2. Force majeure in any case includes, but is not limited to, what is understood in this regard in law and jurisprudence, (i) force majeure of Framingham's suppliers, (ii) failure to properly fulfil obligations by suppliers that Buyer has prescribed or recommended to Framingham, (iii) defective goods, equipment, software or materials of third parties, (iv) government measures, (v) power failure, (vi) failure of internet, data network and telecommunications facilities (for example: cyber crime and hacking) , (vii) natural disasters, (viii) war and terrorist attacks, (ix) general transportation problems, (x) strikes at Framingham's business and (xi) other situations that Framingham believes are beyond its control that affect the performance of its obligations temporarily or permanently.

3. Framingham has the right to invoke force majeure if the circumstance that prevents (further) fulfilment occurs after Framingham should have fulfilled its obligation.

4. During the period that the force majeure continues, the parties can suspend the obligations under the Agreement. If this period lasts longer than two months, each of the parties is entitled to dissolve the Agreement, without any obligation to pay compensation to the other party.

5. Insofar as Framingham has partially fulfiled or will be able to fulfil its obligations under the Agreement at the time of the occurrence of force majeure, and the part fulfilled or to be performed has independent value, Framingham is entitled to separately invoice the already fulfilled obligations. The Buyer is obliged to pay this invoice as if it were a separate Agreement.

 

Article 17 - Transition of risk

The risk of loss or damage to the Products that are the subject of the Agreement transfers to the Buyer at the moment the goods leave the (printer's) warehouse.

 

Article 18 - Intellectual Property Rights

1. All intellectual property rights and copyrights of Framingham are vested solely in Framingham and are not transferred to Buyer.

2. The Buyer is prohibited from disclosing and/or multiplying, modifying or making available to third parties any material covered by Framingham's intellectual property rights and copyrights without the express prior written consent of Framingham. If the Buyer wishes to make changes to goods delivered by Framingham, Framingham must expressly agree to the intended changes.
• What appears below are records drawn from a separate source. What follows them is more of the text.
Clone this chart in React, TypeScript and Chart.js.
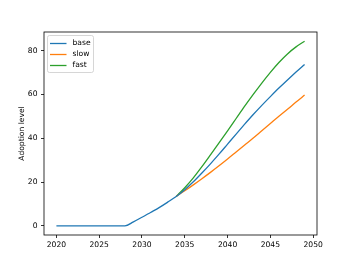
import React, { useEffect, useRef } from "react";
import { Chart, registerables } from "chart.js";

Chart.register(...registerables);

const years: number[] = [];
for (let y = 2020; y <= 2049; y++) years.push(y);

const baseValues = [
  0, 0, 0, 0, 0, 0, 0, 0, 0, 1.8, 3.9, 6.1, 8.3, 10.8, 13.4,
  16.5, 20.1, 24.1, 28.3, 32.7, 37.3, 41.9, 46.4, 50.8, 55.0, 59.0, 62.9, 66.6, 70.2, 73.7,
];
const slowYears = [2034, 2035, 2036, 2037, 2038, 2039, 2040, 2041, 2042, 2043, 2044, 2045, 2046, 2047, 2048, 2049];
const slowValues = [13.4, 16.0, 18.7, 21.5, 24.4, 27.4, 30.5, 33.7, 36.9, 40.1, 43.4, 46.7, 50.0, 53.2, 56.5, 59.7];
const fastValues = [13.4, 17.4, 21.9, 27.0, 32.4, 37.9, 43.4, 49.0, 54.6, 60.0, 65.2, 70.1, 74.6, 78.5, 81.7, 84.3];

const seriesNames = ["base", "slow", "fast"];
const seriesColors = ["#1f77b4", "#ff7f0e", "#2ca02c"];
const xTicks = [2020, 2025, 2030, 2035, 2040, 2045, 2050];
const yTicks = [0, 20, 40, 60, 80];
const yTitle = "Adoption level";

const FONT = "'DejaVu Sans', sans-serif";
const FS = 7.6;
const LW = 1.3;

const framePlugin = {
  id: "frame",
  afterDatasetsDraw(chart: any) {
    const { ctx, chartArea } = chart;
    ctx.save();
    ctx.strokeStyle = "#000";
    ctx.lineWidth = 0.8;
    ctx.strokeRect(chartArea.left, chartArea.top, chartArea.right - chartArea.left, chartArea.bottom - chartArea.top);
    // legend
    const lx = chartArea.left + 3.5;
    const ly = chartArea.top + 3.5;
    const lw = 46;
    const lh = 37;
    ctx.beginPath();
    const r = 2;
    ctx.moveTo(lx + r, ly);
    ctx.lineTo(lx + lw - r, ly);
    ctx.quadraticCurveTo(lx + lw, ly, lx + lw, ly + r);
    ctx.lineTo(lx + lw, ly + lh - r);
    ctx.quadraticCurveTo(lx + lw, ly + lh, lx + lw - r, ly + lh);
    ctx.lineTo(lx + r, ly + lh);
    ctx.quadraticCurveTo(lx, ly + lh, lx, ly + lh - r);
    ctx.lineTo(lx, ly + r);
    ctx.quadraticCurveTo(lx, ly, lx + r, ly);
    ctx.closePath();
    ctx.fillStyle = "rgba(255,255,255,0.8)";
    ctx.fill();
    ctx.strokeStyle = "#cccccc";
    ctx.lineWidth = 0.8;
    ctx.stroke();
    ctx.font = `${FS}px ${FONT}`;
    ctx.textBaseline = "middle";
    ctx.textAlign = "left";
    seriesNames.forEach((name, i) => {
      const yy = Math.round(ly + 7 + i * 11) + 0.5;
      ctx.strokeStyle = seriesColors[i];
      ctx.lineWidth = LW;
      ctx.beginPath();
      ctx.moveTo(lx + 2.5, yy);
      ctx.lineTo(lx + 19, yy);
      ctx.stroke();
      ctx.fillStyle = "#000";
      ctx.fillText(name, lx + 25, yy);
    });
    ctx.restore();
  },
};

export default function App() {
  const ref = useRef<HTMLCanvasElement | null>(null);
  useEffect(() => {
    document.body.style.margin = "0";
    const canvas = ref.current!;
    const toPts = (xs: number[], ys: number[]) => xs.map((x, i) => ({ x, y: ys[i] }));
    const chart = new Chart(canvas, {
      type: "line",
      data: {
        datasets: [
          { label: seriesNames[0], data: toPts(years, baseValues), borderColor: seriesColors[0] },
          { label: seriesNames[1], data: toPts(slowYears, slowValues), borderColor: seriesColors[1] },
          { label: seriesNames[2], data: toPts(slowYears, fastValues), borderColor: seriesColors[2] },
        ].map((d) => ({ ...d, borderWidth: LW, pointRadius: 0, cubicInterpolationMode: "monotone", fill: false })),
      },
      options: {
        responsive: false,
        animation: false,
        layout: { padding: { left: 0, right: 35, top: 32, bottom: 0 } },
        plugins: { legend: { display: false }, tooltip: { enabled: false } },
        scales: {
          x: {
            type: "linear",
            min: 2018.55,
            max: 2050.45,
            afterBuildTicks: (s: any) => { s.ticks = xTicks.map((v) => ({ value: v })); },
            afterFit: (s: any) => { s.height = 29; },
            grid: { drawOnChartArea: false, drawTicks: true, tickLength: 3, tickColor: "#000", tickWidth: 0.8 },
            border: { display: false },
            ticks: {
              color: "#000",
              font: { family: FONT, size: FS },
              padding: 2.5,
              maxRotation: 0,
              autoSkip: false,
              callback: (v: any) => String(v),
            },
          },
          y: {
            type: "linear",
            min: -4.2,
            max: 88.5,
            afterBuildTicks: (s: any) => { s.ticks = yTicks.map((v) => ({ value: v })); },
            afterFit: (s: any) => { s.width = 44; },
            grid: { drawOnChartArea: false, drawTicks: true, tickLength: 3, tickColor: "#000", tickWidth: 0.8 },
            border: { display: false },
            ticks: { color: "#000", font: { family: FONT, size: FS }, padding: 3.5, callback: (v: any) => String(v) },
            title: { display: true, text: yTitle, color: "#000", font: { family: FONT, size: FS }, padding: { top: 17, bottom: 0 } },
          },
        },
      },
      plugins: [framePlugin],
    } as any);
    return () => chart.destroy();
  }, []);
  return (
    <div style={{ width: 352, height: 264, background: "#fff" }}>
      <canvas ref={ref} width={352} height={264} style={{ display: "block" }} />
    </div>
  );
}
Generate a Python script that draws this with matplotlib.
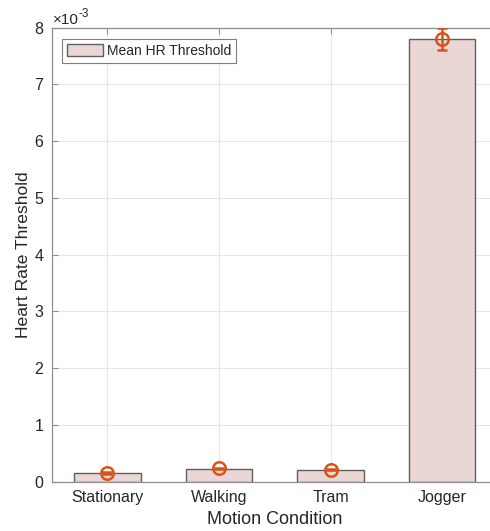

3. The Buyer is prohibited from using the Products covered by Framingham's intellectual property rights other than as agreed in the Agreement.

 

Article 19 - Privacy, data processing and security    

1. Framingham handles the (personal) data of the Buyer and visitors to the website(s) with care. If requested, Framingham will inform the Buyer and/or visitors of the website(s).

 

2. If Framingham is required to provide information security under the Agreement, this security shall comply with the agreed specifications and a level of security that, in view of the state of the art, the sensitivity of the data and the associated costs, is not unreasonable.

 

Article 20 - Complaints

1. If the Buyer is not satisfied with the Products of Framingham and/or has complaints about the (performance of the) Agreement, the Buyer is obliged to report these complaints as soon as possible, but at the latest within 14 calendar days after the relevant cause leading to the complaint. Complaints can be reported to info@framinghampublishers.com with the subject “Complaint”.

2. The complaint must be sufficiently substantiated and/or explained by the Buyer for Framingham to be able to handle the complaint.

3. Framingham will respond substantively to the complaint as soon as possible, but no later than 14 calendar days after receipt of the complaint.

4. The parties will try to reach a solution together.

 

Article 21 - Applicable law

1. Any Agreement between Framingham and the Buyer is governed by Dutch law. The applicability of the (CISG) Vienna Sales Convention is expressly excluded.

2. In the event of an explanation of the content and purport of these general terms and conditions, the Dutch text thereof is always decisive. Framingham has the right to unilaterally change these terms and conditions.

3. All disputes arising from or in connection with the Agreement between Framingham and the Buyer will be settled at the competent Court of Amsterdam unless mandatory provisions lead to the jurisdiction of another court.